EXERCISE GOAL.
Transcribe the records that follow in their entirety, omitting any pictures.

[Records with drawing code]
## start

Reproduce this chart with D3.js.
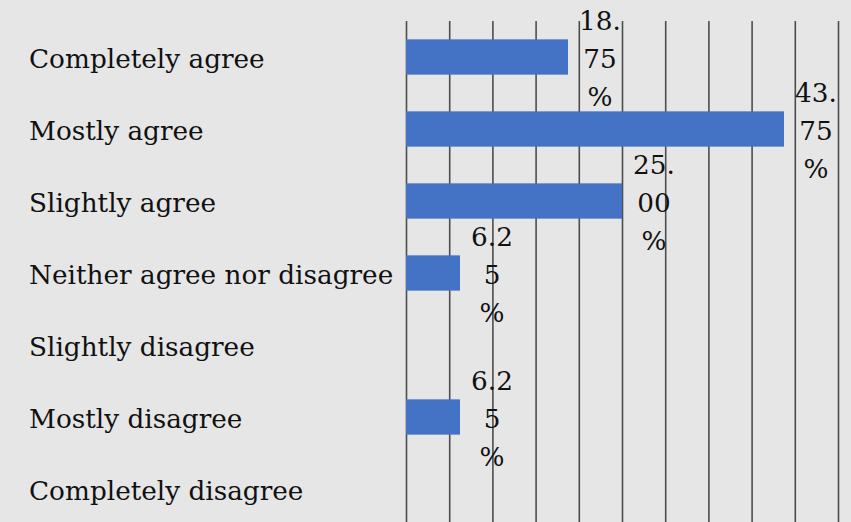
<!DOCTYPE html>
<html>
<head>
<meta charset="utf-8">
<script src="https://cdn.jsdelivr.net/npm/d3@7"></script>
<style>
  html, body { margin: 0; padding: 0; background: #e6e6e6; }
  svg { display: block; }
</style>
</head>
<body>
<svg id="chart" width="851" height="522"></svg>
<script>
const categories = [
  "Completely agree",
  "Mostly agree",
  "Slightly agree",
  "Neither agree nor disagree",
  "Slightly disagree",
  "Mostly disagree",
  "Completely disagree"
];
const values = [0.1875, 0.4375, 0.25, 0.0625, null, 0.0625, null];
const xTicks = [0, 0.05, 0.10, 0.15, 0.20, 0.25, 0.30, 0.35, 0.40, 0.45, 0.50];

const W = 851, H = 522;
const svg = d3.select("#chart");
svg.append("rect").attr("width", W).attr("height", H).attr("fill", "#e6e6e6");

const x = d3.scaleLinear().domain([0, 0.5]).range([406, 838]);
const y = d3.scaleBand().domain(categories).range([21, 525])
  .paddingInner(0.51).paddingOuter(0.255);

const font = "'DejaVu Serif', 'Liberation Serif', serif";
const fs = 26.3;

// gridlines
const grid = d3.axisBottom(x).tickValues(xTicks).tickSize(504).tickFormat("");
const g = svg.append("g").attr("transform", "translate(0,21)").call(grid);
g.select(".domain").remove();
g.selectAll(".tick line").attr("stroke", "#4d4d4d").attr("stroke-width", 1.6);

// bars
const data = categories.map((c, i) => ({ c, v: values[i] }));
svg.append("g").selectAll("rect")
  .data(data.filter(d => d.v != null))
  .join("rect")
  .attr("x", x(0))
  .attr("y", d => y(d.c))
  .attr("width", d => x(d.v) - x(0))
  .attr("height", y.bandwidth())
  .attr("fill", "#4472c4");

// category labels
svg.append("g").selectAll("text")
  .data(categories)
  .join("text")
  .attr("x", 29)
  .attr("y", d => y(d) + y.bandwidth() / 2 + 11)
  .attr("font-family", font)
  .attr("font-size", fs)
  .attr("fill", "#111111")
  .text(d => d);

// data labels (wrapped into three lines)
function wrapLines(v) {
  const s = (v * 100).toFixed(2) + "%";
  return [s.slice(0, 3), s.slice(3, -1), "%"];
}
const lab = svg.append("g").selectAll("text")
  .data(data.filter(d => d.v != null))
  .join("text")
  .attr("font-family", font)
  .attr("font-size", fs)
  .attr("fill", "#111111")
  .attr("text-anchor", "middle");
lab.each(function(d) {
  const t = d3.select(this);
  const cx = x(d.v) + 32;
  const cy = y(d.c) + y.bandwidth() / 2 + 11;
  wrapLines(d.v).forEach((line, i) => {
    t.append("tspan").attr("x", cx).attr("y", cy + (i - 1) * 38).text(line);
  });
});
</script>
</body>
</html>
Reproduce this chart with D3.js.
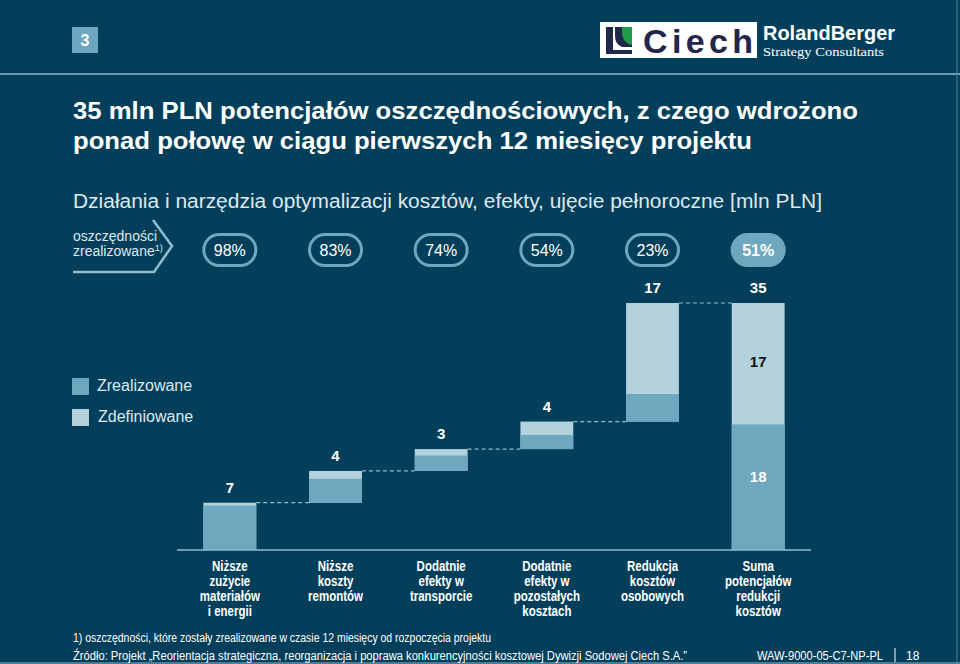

## end

THE RESPONSE.
Reproduce this chart with D3.js.
<!DOCTYPE html>
<html>
<head>
<meta charset="utf-8">
<script src="https://cdn.jsdelivr.net/npm/d3@7"></script>
<style>
  html, body { margin: 0; padding: 0; background: #e6e6e6; }
  svg { display: block; }
</style>
</head>
<body>
<svg id="chart" width="851" height="522"></svg>
<script>
const categories = [
  "Completely agree",
  "Mostly agree",
  "Slightly agree",
  "Neither agree nor disagree",
  "Slightly disagree",
  "Mostly disagree",
  "Completely disagree"
];
const values = [0.1875, 0.4375, 0.25, 0.0625, null, 0.0625, null];
const xTicks = [0, 0.05, 0.10, 0.15, 0.20, 0.25, 0.30, 0.35, 0.40, 0.45, 0.50];

const W = 851, H = 522;
const svg = d3.select("#chart");
svg.append("rect").attr("width", W).attr("height", H).attr("fill", "#e6e6e6");

const x = d3.scaleLinear().domain([0, 0.5]).range([406, 838]);
const y = d3.scaleBand().domain(categories).range([21, 525])
  .paddingInner(0.51).paddingOuter(0.255);

const font = "'DejaVu Serif', 'Liberation Serif', serif";
const fs = 26.3;

// gridlines
const grid = d3.axisBottom(x).tickValues(xTicks).tickSize(504).tickFormat("");
const g = svg.append("g").attr("transform", "translate(0,21)").call(grid);
g.select(".domain").remove();
g.selectAll(".tick line").attr("stroke", "#4d4d4d").attr("stroke-width", 1.6);

// bars
const data = categories.map((c, i) => ({ c, v: values[i] }));
svg.append("g").selectAll("rect")
  .data(data.filter(d => d.v != null))
  .join("rect")
  .attr("x", x(0))
  .attr("y", d => y(d.c))
  .attr("width", d => x(d.v) - x(0))
  .attr("height", y.bandwidth())
  .attr("fill", "#4472c4");

// category labels
svg.append("g").selectAll("text")
  .data(categories)
  .join("text")
  .attr("x", 29)
  .attr("y", d => y(d) + y.bandwidth() / 2 + 11)
  .attr("font-family", font)
  .attr("font-size", fs)
  .attr("fill", "#111111")
  .text(d => d);

// data labels (wrapped into three lines)
function wrapLines(v) {
  const s = (v * 100).toFixed(2) + "%";
  return [s.slice(0, 3), s.slice(3, -1), "%"];
}
const lab = svg.append("g").selectAll("text")
  .data(data.filter(d => d.v != null))
  .join("text")
  .attr("font-family", font)
  .attr("font-size", fs)
  .attr("fill", "#111111")
  .attr("text-anchor", "middle");
lab.each(function(d) {
  const t = d3.select(this);
  const cx = x(d.v) + 32;
  const cy = y(d.c) + y.bandwidth() / 2 + 11;
  wrapLines(d.v).forEach((line, i) => {
    t.append("tspan").attr("x", cx).attr("y", cy + (i - 1) * 38).text(line);
  });
});
</script>
</body>
</html>
Reproduce this chart with D3.js.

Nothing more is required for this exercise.